La formation continue, le sésame
En janvier 2024, muni d’un contrat avec un centre de téléconsultation, il demande à l’Ordre des médecins l’autorisation d’exercer. Mais le président de l’époque lui intime d’arrêter toute activité à compter du 27 février 2024, y compris en tant que médecin traitant pour ses proches. « On m’a dit : il faut que vous soyez expertisé, vous avez plus de trois ans d’interruption, vous présentez des risques majeurs d’insuffisance professionnelle », se remémore le Dr Lafon. Le praticien en a conscience et s’efforce de rester à jour.
Il suit régulièrement des formations via Fréquence médicale et est abonné au Quotidien du Médecin et Prescrire. « Beaucoup de choses, reconnaît-il, ont changé dans les prises en charge des maladies chroniques : diabète, hypertension, pathologies cardiovasculaires… » Il regrette d’ailleurs de ne pouvoir suivre les formations DPC, car il n’est pas rattaché à un cabinet. « J’ai voulu faire les formations DPC, mais j’en avais pour 500 à 600 euros à chaque fois. Je ne pouvais pas me le permettre. Et cela m’a été reproché ! », s’exclame le généraliste secoué par la situation.

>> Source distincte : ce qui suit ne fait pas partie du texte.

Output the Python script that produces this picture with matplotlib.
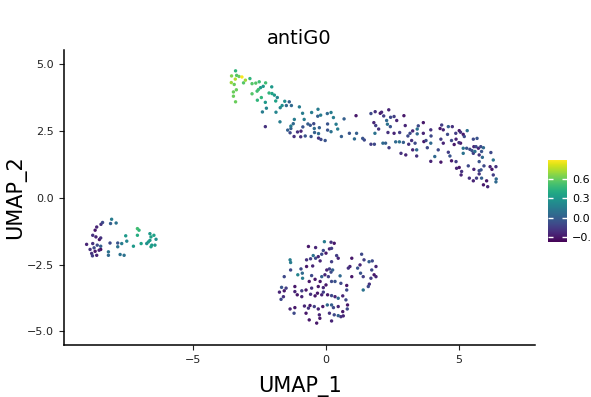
import numpy as np
import matplotlib
matplotlib.use("Agg")
import matplotlib.pyplot as plt

# UMAP_1, UMAP_2, antiG0 expression for each cell, grouped by cluster
band_cells = [
    (-3.40, 4.76, 0.45), (-3.55, 4.57, 0.65), (-3.36, 4.59, 0.55), (-3.27, 4.55, 0.60),
    (-3.16, 4.53, 0.88), (-3.41, 4.45, 0.75), (-3.03, 4.41, 0.70), (-2.86, 4.47, 0.45),
    (-3.56, 4.32, 0.70), (-3.45, 4.25, 0.60), (-3.10, 4.31, 0.55), (-2.78, 4.28, 0.55),
    (-2.64, 4.30, 0.55), (-2.51, 4.35, 0.50), (-2.27, 4.31, 0.50), (-2.36, 4.18, 0.30),
    (-2.46, 4.13, 0.30), (-2.04, 4.16, 0.30), (-3.37, 4.05, 0.60), (-3.48, 3.97, 0.60),
    (-3.48, 3.81, 0.60), (-3.40, 3.60, 0.60), (-2.78, 3.90, 0.55), (-2.59, 4.00, 0.50),
    (-2.54, 4.06, 0.50), (-2.14, 3.93, 0.45), (-2.03, 3.91, 0.35), (-1.94, 3.85, 0.30),
    (-1.83, 3.76, 0.20), (-2.43, 3.76, 0.45), (-2.58, 3.66, 0.45), (-2.28, 3.58, 0.30),
    (-1.89, 3.63, 0.35), (-1.55, 3.62, 0.25), (-1.38, 3.60, 0.00), (-1.65, 3.46, 0.25),
    (-1.72, 3.38, 0.20), (-1.49, 3.46, 0.05), (-1.30, 3.46, 0.05), (-1.00, 3.41, 0.15),
    (-2.24, 3.36, 0.20), (-2.39, 3.22, 0.15), (-1.88, 3.21, 0.20), (-0.88, 3.17, 0.15),
    (-0.54, 3.20, 0.15), (-0.30, 3.32, 0.15), (-0.20, 3.10, 0.15), (-0.31, 3.06, 0.00),
    (0.05, 3.16, 0.05), (-1.19, 2.94, 0.15), (-0.82, 2.94, 0.15), (-1.73, 2.85, 0.15),
    (-1.23, 2.78, 0.05), (-1.32, 2.69, 0.15), (-0.68, 2.77, 0.00), (-0.59, 2.72, -0.05),
    (-0.46, 2.78, -0.10), (-0.87, 2.66, -0.05), (-2.28, 2.67, -0.20), (-1.32, 2.60, 0.00),
    (-1.44, 2.54, 0.00), (-1.35, 2.44, -0.10), (-1.07, 2.47, -0.20), (-0.94, 2.50, -0.25),
    (-0.44, 2.60, 0.05), (-0.43, 2.45, 0.00), (-0.25, 2.63, 0.00), (-0.28, 2.41, 0.05),
    (0.06, 2.77, -0.05), (-1.20, 2.30, -0.20), (-0.95, 2.29, -0.20), (-0.78, 2.32, -0.05),
    (-0.56, 2.30, -0.05), (-0.28, 2.24, -0.20), (-0.19, 2.19, -0.10), (-0.03, 2.15, -0.05),
    (0.06, 2.54, -0.05),
    (0.19, 3.20, 0.15), (0.28, 3.01, 0.15), (0.38, 2.76, 0.15), (0.44, 2.58, 0.15),
    (0.19, 2.48, 0.10), (0.68, 2.96, 0.00), (1.13, 3.08, -0.30), (0.58, 2.30, 0.00),
    (0.88, 2.42, -0.05), (1.15, 2.42, 0.00), (1.07, 2.21, 0.05), (1.38, 2.23, -0.05),
    (1.44, 2.17, -0.10), (1.69, 3.16, -0.10), (1.85, 3.23, -0.20), (2.04, 3.17, -0.30),
    (2.09, 3.21, -0.25), (2.17, 3.07, -0.15), (2.36, 3.30, -0.25), (2.43, 3.02, -0.10),
    (2.56, 3.05, -0.15), (2.66, 2.90, -0.25), (2.93, 3.08, -0.30), (2.28, 2.90, 0.05),
    (1.80, 2.82, -0.25), (1.87, 2.71, -0.15), (2.31, 2.76, 0.10), (2.42, 2.67, -0.05),
    (1.98, 2.58, -0.20), (1.84, 2.42, 0.10), (2.33, 2.45, -0.20), (2.56, 2.42, -0.25),
    (2.77, 2.45, -0.15), (2.98, 2.71, -0.25), (3.08, 2.32, -0.10), (1.69, 2.01, -0.15),
    (1.82, 2.01, -0.10), (2.14, 2.05, 0.05), (2.24, 2.05, 0.00), (2.37, 1.88, -0.15),
    (2.62, 2.10, 0.05), (2.76, 2.10, 0.10), (2.91, 2.08, 0.00), (3.11, 2.01, -0.20),
    (2.82, 1.67, -0.20), (3.00, 1.61, -0.25),
    (3.66, 2.82, -0.30), (3.47, 2.70, -0.10), (3.26, 2.51, -0.25), (3.43, 2.58, 0.10),
    (3.66, 2.42, -0.25), (3.43, 2.40, 0.05), (3.16, 2.42, -0.10), (3.94, 2.55, -0.20),
    (3.95, 2.32, -0.10), (3.22, 2.15, -0.20), (3.35, 2.05, -0.10), (3.68, 2.11, -0.30),
    (3.76, 2.15, -0.10), (3.94, 2.05, 0.05), (3.81, 1.88, -0.10), (3.26, 1.80, -0.25),
    (3.41, 1.80, 0.05), (3.41, 1.57, -0.20), (4.35, 2.73, -0.15), (4.29, 2.60, -0.30),
    (4.41, 2.55, -0.25), (4.60, 2.67, 0.00), (4.75, 2.67, -0.20), (4.57, 2.38, -0.10),
    (4.88, 2.42, -0.15), (5.01, 2.52, -0.30), (5.06, 2.46, -0.20), (5.16, 2.38, -0.30),
    (5.20, 2.30, -0.10), (5.31, 2.52, 0.10), (4.32, 2.20, -0.15), (4.41, 2.05, -0.25),
    (4.72, 2.15, -0.10), (4.89, 2.20, -0.25), (5.00, 2.07, -0.20), (4.82, 2.00, -0.30),
    (5.06, 2.05, -0.30), (4.09, 1.55, 0.05), (4.22, 1.80, -0.10), (3.94, 1.37, -0.25),
    (4.32, 1.34, -0.30), (4.60, 1.71, -0.15), (4.66, 1.57, -0.05), (4.72, 1.39, -0.30),
    (4.89, 1.36, -0.15), (5.16, 1.86, 0.10), (5.29, 1.86, -0.05), (5.41, 1.82, -0.10),
    (5.54, 2.20, -0.10), (5.68, 2.23, -0.05), (5.56, 1.92, -0.25), (5.64, 1.92, -0.10),
    (5.73, 1.86, -0.25), (5.82, 1.92, -0.10), (5.92, 1.88, 0.05), (5.16, 1.67, 0.10),
    (5.49, 1.77, -0.05), (5.54, 1.67, -0.15), (5.60, 1.74, 0.10), (5.76, 1.61, -0.20),
    (5.85, 1.74, -0.05), (6.20, 1.70, -0.10), (5.88, 1.52, 0.05), (6.29, 1.42, 0.10),
    (5.94, 1.20, -0.10), (5.76, 1.36, -0.05), (5.35, 1.20, -0.10), (4.91, 1.11, -0.25),
    (5.01, 1.14, -0.30), (5.10, 0.99, -0.20), (5.08, 0.86, -0.25), (5.56, 1.07, -0.25),
    (5.76, 1.02, -0.10), (5.76, 0.90, -0.20), (5.83, 1.05, -0.05), (6.17, 1.17, -0.25),
    (6.24, 1.07, -0.30), (6.39, 1.17, -0.20), (6.29, 0.86, -0.15), (5.39, 0.74, -0.20),
    (5.54, 0.64, -0.25), (5.66, 0.74, -0.15), (5.85, 0.74, 0.00), (6.04, 0.64, -0.30),
    (6.40, 0.71, 0.05), (6.39, 0.60, 0.05), (5.92, 0.49, -0.30), (6.08, 0.42, -0.25),
]

left_cells = [
    (-8.06, -0.80, 0.15), (-8.40, -0.92, -0.10), (-8.46, -0.99, -0.20), (-8.10, -0.96, 0.00),
    (-7.89, -0.94, 0.10), (-8.62, -1.09, -0.25), (-8.68, -1.21, -0.30), (-8.77, -1.40, -0.20),
    (-8.65, -1.46, -0.25), (-8.47, -1.50, -0.20), (-8.52, -1.56, -0.30), (-9.00, -1.74, -0.25),
    (-8.77, -1.71, -0.20), (-8.60, -1.77, -0.10), (-8.47, -1.81, 0.00), (-8.72, -1.87, -0.10),
    (-8.87, -1.93, -0.20), (-8.68, -2.00, -0.30), (-8.53, -1.96, -0.25), (-8.47, -1.93, -0.35),
    (-8.81, -2.08, -0.20), (-8.62, -2.15, -0.25), (-8.78, -2.17, -0.15), (-8.18, -2.02, 0.10),
    (-8.18, -2.15, 0.05), (-8.12, -1.69, -0.10), (-7.83, -1.69, -0.05), (-7.83, -1.83, 0.10),
    (-7.68, -1.71, 0.15), (-7.74, -2.12, 0.10), (-7.59, -2.15, 0.10), (-7.53, -1.42, 0.30),
    (-7.49, -1.62, 0.20), (-7.24, -1.81, 0.30), (-7.09, -1.15, 0.50), (-7.03, -1.21, 0.45),
    (-7.09, -1.40, 0.40), (-6.95, -1.71, 0.35), (-6.74, -1.71, 0.25), (-6.58, -1.46, 0.35),
    (-6.62, -1.59, 0.30), (-6.68, -1.65, 0.30), (-6.55, -1.77, 0.30), (-6.58, -1.83, 0.35),
    (-6.62, -1.34, 0.30), (-6.47, -1.40, 0.35), (-6.39, -1.55, 0.25), (-6.43, -1.77, 0.30),
]

bottom_cells = [
    (-0.06, -1.64, 0.15), (0.19, -1.66, -0.20), (0.31, -1.70, -0.30), (-0.66, -1.82, -0.30),
    (-0.48, -2.16, 0.10), (-0.39, -1.86, -0.25), (-0.10, -1.97, -0.10), (0.13, -1.91, -0.25),
    (0.21, -1.89, -0.15), (0.00, -2.07, -0.30), (-0.16, -2.11, -0.10), (-0.29, -2.20, -0.25),
    (-1.35, -2.32, 0.15), (-1.33, -2.42, 0.15), (-0.73, -2.32, -0.20), (-0.58, -2.28, -0.15),
    (-0.39, -2.26, -0.10), (-0.22, -2.36, -0.25), (0.21, -2.39, -0.15), (0.40, -2.16, -0.15),
    (0.46, -2.26, -0.25), (-0.50, -2.55, -0.25), (-0.73, -2.57, -0.30), (-0.94, -2.66, -0.10),
    (-0.89, -2.82, 0.05), (-1.06, -2.88, 0.20), (-1.33, -2.70, -0.10), (-0.88, -3.01, 0.15),
    (-0.54, -2.91, -0.10), (-0.63, -3.13, -0.30), (-0.41, -3.05, -0.30), (-0.16, -2.95, 0.00),
    (0.03, -2.70, -0.25), (0.13, -2.66, -0.15), (0.25, -2.70, 0.00), (0.19, -2.78, -0.10),
    (-0.04, -2.88, -0.25), (0.09, -2.95, -0.15), (-0.22, -3.13, -0.30), (0.00, -3.26, -0.30),
    (-0.10, -3.36, -0.25), (0.21, -3.13, -0.10), (0.34, -3.13, -0.05), (0.53, -2.92, 0.05),
    (0.56, -3.20, -0.10), (0.78, -3.28, -0.30), (0.78, -3.45, -0.10), (0.84, -2.63, -0.20),
    (0.90, -2.57, -0.25), (0.97, -2.26, -0.30), (1.19, -2.63, -0.05), (1.28, -2.51, -0.25),
    (1.34, -2.11, -0.10), (1.43, -2.32, -0.15), (1.62, -2.39, 0.00), (1.74, -2.36, -0.10),
    (1.88, -2.57, -0.25), (1.30, -2.82, -0.05), (1.40, -2.95, -0.15), (1.72, -2.70, -0.10),
    (1.81, -2.88, -0.30), (1.88, -2.95, -0.25), (1.69, -3.01, -0.15), (1.59, -3.32, -0.10),
    (1.63, -3.23, -0.20), (1.40, -3.45, 0.10), (0.97, -2.95, -0.30), (-1.57, -2.95, -0.10),
    (-1.67, -3.35, -0.05), (-1.75, -3.53, -0.25), (-1.57, -3.48, -0.30), (-1.50, -3.38, -0.15),
    (-1.60, -3.70, -0.20), (-1.69, -3.80, -0.10), (-1.17, -3.32, -0.30), (-1.17, -3.51, -0.25),
    (-1.08, -3.63, -0.30), (-0.91, -3.48, -0.15), (-0.91, -3.70, -0.25), (-0.75, -3.45, -0.30),
    (-0.58, -3.61, -0.20), (-0.41, -3.67, -0.30), (-0.32, -3.57, -0.30), (-0.16, -3.63, -0.25),
    (-0.10, -3.53, -0.15), (0.06, -3.63, -0.30), (0.21, -3.66, -0.10), (0.34, -3.70, -0.25),
    (0.46, -3.76, 0.05), (0.63, -3.67, -0.25), (0.75, -3.82, -0.10), (0.81, -4.01, -0.30),
    (-0.54, -3.38, -0.20), (-0.29, -3.32, -0.30), (-1.35, -4.16, -0.25), (-1.17, -4.11, -0.30),
    (-1.20, -4.32, -0.10), (-0.81, -4.05, -0.25), (-0.66, -4.13, -0.20), (-0.60, -4.03, -0.30),
    (-0.44, -4.07, -0.15), (-0.29, -4.16, -0.25), (-0.12, -4.07, -0.30), (0.05, -4.01, 0.05),
    (0.21, -4.01, 0.00), (0.28, -4.11, -0.10), (0.46, -4.07, -0.25), (0.63, -4.26, -0.30),
    (0.80, -4.16, -0.10), (-0.75, -4.32, -0.30), (-0.25, -4.38, -0.25), (-0.23, -4.51, -0.30),
    (0.13, -4.32, -0.20), (0.31, -4.38, -0.10), (0.46, -4.41, 0.00), (0.56, -4.45, -0.20),
    (0.65, -4.42, -0.25), (-0.63, -4.57, -0.30), (0.21, -4.61, -0.25), (-0.35, -4.69, -0.30),
]

cbar_ticks = [-0.3, 0.0, 0.3, 0.6]

cells = np.array(band_cells + left_cells + bottom_cells)
# higher expression drawn last so it sits on top
cells = cells[np.argsort(cells[:, 2])]
umap1, umap2, expr = cells[:, 0], cells[:, 1], cells[:, 2]

fig = plt.figure(figsize=(5.91, 3.97), dpi=100)
ax = fig.add_axes([0.1083, 0.131, 0.797, 0.743])

sc = ax.scatter(umap1, umap2, c=expr, cmap="viridis", vmin=-0.38, vmax=0.89,
                s=6, linewidths=0)

ax.set_xlim(-9.85, 7.86)
ax.set_ylim(-5.51, 5.54)
ax.set_xticks([-5, 0, 5])
ax.set_yticks([-5, -2.5, 0, 2.5, 5])
for side in ["top", "right"]:
    ax.spines[side].set_visible(False)
for side in ["left", "bottom"]:
    ax.spines[side].set_linewidth(1.1)
ax.tick_params(labelsize=8, length=3.5, width=0.8, colors="#222222")

ax.set_title("antiG0", fontsize=14, pad=4)
ax.set_xlabel("UMAP_1", fontsize=15, labelpad=8)
ax.set_ylabel("UMAP_2", fontsize=15, labelpad=1)

cax = fig.add_axes([0.927, 0.390, 0.032, 0.207])
cbar = fig.colorbar(sc, cax=cax, ticks=cbar_ticks)
cbar.outline.set_visible(False)
cbar.ax.tick_params(direction="in", length=3.5, width=1, color="white",
                    left=True, right=True, labelsize=8, pad=4)

fig.savefig("out.png", dpi=100)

Un système de vérification des connaissances injuste ?
Huit mois après le début de ses démarches, l’expertise a enfin lieu. « C’était impressionnant : ils étaient nombreux, et les questions très scolaires. Le rapport ne reflète pas ma pratique. » Au nombre des questions, celle sur le suivi des enfants et le calendrier vaccinal le laisse perplexe. Il n’en comprend pas non plus la logique : « Je ne trouve pas normal d’être expertisé comme si j’avais commis une faute grave. Les experts, systématiquement, renvoient les médecins. J’ai cherché… Je n’ai pas trouvé un seul cas où ils ont dit : “Oui, docteur, vous pouvez exercer” ». Avec le recul, le Dr Lafon estime que l’évaluation devrait être plus cohérente : « Il faudrait la réaliser sur plusieurs jours, avec des études de cas, des QCM… bref, quelque chose de représentatif de la réalité médicale. »
À présent, il souhaite retrouver la capacité de soigner, notamment l’un de ses enfants atteint d’une maladie chronique. « Cela m’a retourné les tripes de devoir aller quémander des ordonnances à mes confrères pour ça, pour ci… », explique-t-il. Ses 160 demi-journées en poche, il attend la décision finale du CNOM.